In questi ultimi anni, grazie ai risultati della Juventus e a un’attenzione maggiore dei club italiani per l’Europa League (non tutti ma quasi), l’Italia ha risalito la china del ranking Uefa, lasciando il quarto posto alla Germania e puntando il secondo dell’Inghilterra, con la Spagna ancora irraggiungibile. Dalla prossima stagione, con le nuove regole, porteremo le prime quattro della serie A direttamente ai gironi, un regalo sia dal punto di vista del ranking che economico. Guardandosi indietro ci sono differenze evidenti tra la Champions conquistata dal Milan nel 2007, quella dell’Inter tre anni dopo e le due finali raggiunte dai bianconeri. La prima arriva dopo il Mondiale del 2006 ed era espressione di un movimento che raggiunto l’apice si stava, a nostra insaputa, sgretolando. La vittoria dell’Inter e gli exploit della Juventus, invece, hanno fatto da contraltare ad anni di magre della Nazionale, basti pensare al Mondiale del 2010 e a quello del 2014. Con una Federazione commissariata e una Lega di A ancora alla ricerca dei giusti equilibri per pensare in grande, con una governance mediamente di basso profilo, a parte qualche eccezione, le squadre e gli allenatori italiani hanno, quindi, acceso una luce nel tunnel.

 

Se sia solamente un fumogeno di salvataggio o il faro di un nuovo cantiere ce lo diranno i prossimi risultati e la ricostruzione della Nazionale.
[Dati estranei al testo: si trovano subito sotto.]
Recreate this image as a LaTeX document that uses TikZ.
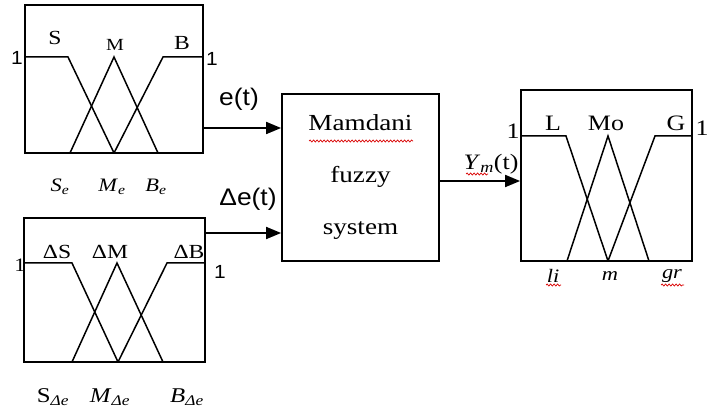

E mentre l’Italia si gode questo momento di ritrovata popolarità internazionale c’è chi si lecca le ferite, non solo sportive. Da quando i qatarioti, infatti, hanno acquistato il Psg, la formazione di Parigi ha ottenuto come massimo risultato i quarti di finale, nei quali è stata eliminata da Barcellona, Chelsea, ancora Barcellona e Manchester City, con Guardiola che per i parigini è più che una semplice iattura. Morale? Spendere centinaia di milioni di euro senza un vero progetto manageriale e sportivo può permettere al Psg di dominare in Francia, rimanendo irrilevante in Champions League. Dove Bayern Monaco, Barcellona e Real Madrid sono tuttora inarrivabili. Possono perdere, vero, ma oltre ad avere vinto ventidue coppe in tre (le ultime cinque le hanno portate a casa loro), iniziano sempre la stagione con l’idea di poterla conquistare. Il calcio, però, resta una scienza inesatta e molti dimenticano che nelle partite di andata e ritorno un singolo episodio può essere determinante su tutto il resto e allora anche la resilienza diventa un valore, nelle coppe spesso è il valore, snobbato e dimenticato dai più. Quindi in attesa di capire quale sia la vera forza di Manchester City e Liverpool, godiamoci questo ritrovato orgoglio tricolore e attendiamo senza ansia il sorteggio di venerdì, vivendo per giocare la prossima partita.